IBM Connect:Direct provides the following facilities to address errors:

Facility Description
Session establishment retry When one or more Processes run with a node, IBM Connect:Direct establishes a session with that node and begins execution. If IBM Connect:Direct cannot start the session, IBM Connect:Direct retries the session establishment. The initialization parameters, MAXRETRIES and WTRETRIES, determine the number of retries and the interval between retries.

If IBM Connect:Direct cannot establish a session after all retries are exhausted, the Process is placed in the Hold queue in the TCQ with a status of Waiting for Connection (WC). When a session is established with the other node, all other Processes are scanned and the highest priority Process is executed after the previous Process is finished.

VTAM automatic session retry If Process execution is interrupted because of a VTAM session failure, IBM Connect:Direct automatically attempts to restart the session. This recovery facility uses the same parameter values as the session establishment retry facility.

If IBM Connect:Direct cannot establish the session, the Process that is executing and any other Processes that are ready to run with the other node are placed in the Hold queue with a status of Waiting for Connection (WC).

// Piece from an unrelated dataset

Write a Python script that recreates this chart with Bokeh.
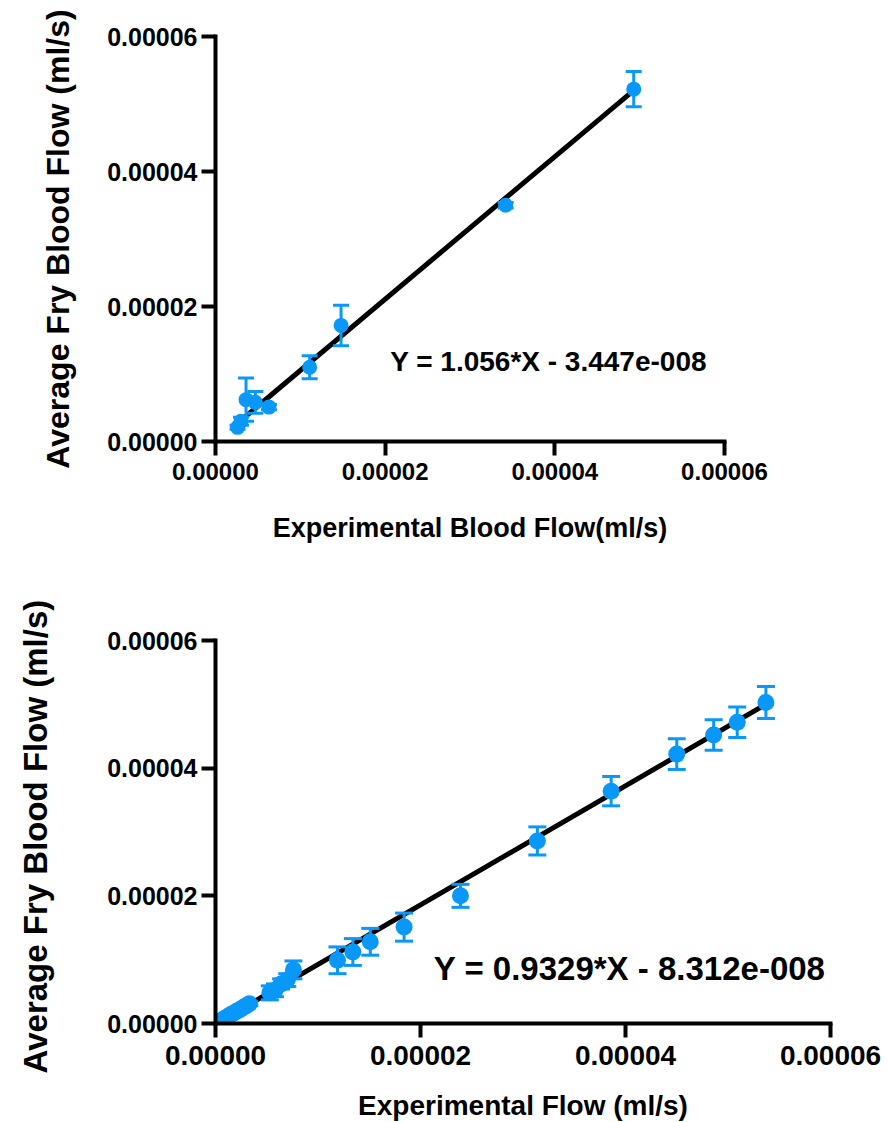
import numpy as np
from bokeh.plotting import figure
from bokeh.models import (Range1d, FixedTicker, PrintfTickFormatter, Whisker, TeeHead,
                          ColumnDataSource, Label)
from bokeh.layouts import column
from bokeh.embed import file_html
from bokeh.resources import INLINE

SCALE = 1e-6  # values below are in 1e-6 ml/s

# ---- top panel data ----
top_x = [2.6, 3.0, 3.6, 4.7, 6.3, 11.1, 14.8, 34.2, 49.3]
top_y = [2.1, 3.0, 6.2, 5.8, 5.1, 11.0, 17.2, 35.0, 52.2]
top_err = [0.3, 0.6, 3.2, 1.6, 0.4, 1.7, 3.0, 0.4, 2.6]
top_slope = 1.056
top_intercept = -3.447e-8
top_equation = "Y = 1.056*X - 3.447e-008"
top_xlabel = "Experimental Blood Flow(ml/s)"
top_ylabel = "Average Fry Blood Flow (ml/s)"

# ---- bottom panel data ----
bot_x = [0.2, 0.45, 0.7, 0.95, 1.2, 1.5, 1.8, 2.1, 2.4, 2.7, 3.0, 3.3,
         5.3, 5.8, 6.4, 7.0, 7.6, 11.9, 13.4, 15.1, 18.4, 23.9, 31.4,
         38.6, 45.0, 48.6, 50.9, 53.7]
bot_y = [0.15, 0.4, 0.6, 0.85, 1.1, 1.4, 1.65, 1.95, 2.2, 2.5, 2.8, 3.1,
         4.8, 5.2, 6.2, 6.8, 8.4, 9.9, 11.2, 12.8, 15.1, 20.0, 28.6,
         36.4, 42.2, 45.2, 47.2, 50.3]
bot_err = [0.1, 0.1, 0.15, 0.15, 0.2, 0.2, 0.2, 0.25, 0.25, 0.3, 0.3, 0.3,
           1.1, 1.0, 0.8, 1.0, 1.4, 2.1, 2.1, 2.1, 2.2, 1.8, 2.2,
           2.3, 2.4, 2.4, 2.4, 2.5]
bot_slope = 0.9329
bot_intercept = -8.312e-8
bot_equation = "Y = 0.9329*X - 8.312e-008"
bot_xlabel = "Experimental Flow (ml/s)"
bot_ylabel = "Average Fry Blood Flow  (ml/s)"

axis_ticks = [0, 2e-5, 4e-5, 6e-5]

BLUE = "#0A98F8"
FONT = "Liberation Sans"


def make_panel(xs, ys, errs, slope, intercept, equation, xlabel, ylabel,
               frame_w, frame_h, left, right, top, bottom,
               xtick_size, ytick_size, xlabel_size, ylabel_size, eq_size,
               eq_pos, marker_size, cap_size, xlabel_standoff, ylabel_standoff,
               xtick_standoff):
    x = np.array(xs) * SCALE
    y = np.array(ys) * SCALE
    e = np.array(errs) * SCALE
    src = ColumnDataSource(dict(x=x, y=y, upper=y + e, lower=y - e))

    p = figure(frame_width=frame_w, frame_height=frame_h,
               min_border_left=left, min_border_right=right,
               min_border_top=top, min_border_bottom=bottom,
               x_range=Range1d(0, 6e-5), y_range=Range1d(0, 6e-5),
               output_backend="svg", toolbar_location=None,
               background_fill_color="white", border_fill_color="white")
    p.outline_line_color = None
    p.xgrid.visible = False
    p.ygrid.visible = False

    for ax in (p.xaxis[0], p.yaxis[0]):
        ax.ticker = FixedTicker(ticks=axis_ticks)
        ax.formatter = PrintfTickFormatter(format="%.5f")
        ax.axis_line_width = 4
        ax.axis_line_cap = "square"
        ax.major_tick_line_width = 4
        ax.major_tick_out = 14
        ax.major_tick_in = 0
        ax.minor_tick_line_color = None
        ax.major_label_text_font = FONT
        ax.major_label_text_font_style = "bold"
        ax.major_label_text_color = "black"
        ax.axis_label_text_font = FONT
        ax.axis_label_text_font_style = "bold"
        ax.axis_label_text_color = "black"
        ax.major_label_standoff = 4

    p.xaxis.major_label_standoff = xtick_standoff
    p.xaxis.axis_label = xlabel
    p.yaxis.axis_label = ylabel
    p.xaxis.major_label_text_font_size = xtick_size
    p.yaxis.major_label_text_font_size = ytick_size
    p.xaxis.axis_label_text_font_size = xlabel_size
    p.yaxis.axis_label_text_font_size = ylabel_size
    p.xaxis.axis_label_standoff = xlabel_standoff
    p.yaxis.axis_label_standoff = ylabel_standoff

    # regression line over the data range
    lx = np.array([x.min(), x.max()])
    ly = slope * lx + intercept
    p.line(lx, ly, line_color="black", line_width=5)

    p.add_layout(Whisker(source=src, base="x", upper="upper", lower="lower",
                         dimension="height", line_color=BLUE, line_width=3,
                         level="glyph",
                         upper_head=TeeHead(size=cap_size, line_color=BLUE, line_width=3),
                         lower_head=TeeHead(size=cap_size, line_color=BLUE, line_width=3)))
    p.scatter("x", "y", source=src, size=marker_size, fill_color=BLUE,
              line_color=BLUE, line_width=0)

    p.add_layout(Label(x=eq_pos[0] * SCALE, y=eq_pos[1] * SCALE, text=equation,
                       text_font=FONT, text_font_style="bold",
                       text_font_size=eq_size, text_color="black",
                       text_align="left", text_baseline="alphabetic"))
    return p


p1 = make_panel(top_x, top_y, top_err, top_slope, top_intercept, top_equation,
                top_xlabel, top_ylabel,
                frame_w=509, frame_h=405, left=211, right=168, top=36, bottom=124,
                xtick_size="24px", ytick_size="25px", xlabel_size="27px",
                ylabel_size="32px", eq_size="28px", eq_pos=(20.6, 11.8),
                marker_size=15, cap_size=16, xlabel_standoff=30, ylabel_standoff=28,
                xtick_standoff=7)

p2 = make_panel(bot_x, bot_y, bot_err, bot_slope, bot_intercept, bot_equation,
                bot_xlabel, bot_ylabel,
                frame_w=615, frame_h=383, left=215, right=58, top=75, bottom=99,
                xtick_size="28px", ytick_size="25px", xlabel_size="28px",
                ylabel_size="33px", eq_size="33px", eq_pos=(21.3, 8.6),
                marker_size=17, cap_size=18, xlabel_standoff=22, ylabel_standoff=50,
                xtick_standoff=8)

layout = column(p1, p2, spacing=0)

with open("out.html", "w") as f:
    f.write(file_html(layout, INLINE))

TCQ/TCX Repair Utility When the TCQ becomes corrupt because of an outage or other circumstance, IBM Connect:Direct may abend in production or during the next DTF initialization. The IBM Connect:Direct administrator can use the TCQ/TCX repair utility to remove ambiguous or corrupt data and avoid having to cold start the DTF and reinitialize the TCQ, thus losing any Processes left in the TCQ.
Process step checkpoint As a Process executes, IBM Connect:Direct records which step is executing in the TCQ. If Process execution is interrupted for any reason, the Process is held in the TCQ. When the Process is available for execution again, IBM Connect:Direct automatically begins execution at that step.
COPY statement checkpoint/restart For physical sequential files and partitioned data sets, IBM Connect:Direct collects positioning checkpoint information at specified intervals as a COPY statement executes. Checkpoints are taken for each member that is transferred within a PDS, regardless of the checkpoint interval. If the copying procedure is interrupted for any reason, you can restart it at the last checkpoint position.
Note: Whenever a Process step is interrupted and restarted, some data will be retransmitted. Statistics records for the Process step will reflect the actual bytes transferred, and not the size of the file.

The COPY statement checkpoint/restart works in conjunction with step restart. The restart is automatic if IBM Connect:Direct can reestablish a session based on the initialization parameter values for MAXRETRIES and WTRETRIES. See COPY Statement Checkpoint/Restart Facility for more information.

The CHANGE PROCESS command can also invoke the checkpoint/restart facility. See Controlling Processes with Commands for instructions on how to use the CHANGE PROCESS command.

Note: Checkpoint/restart is not supported for I/O exits at this time.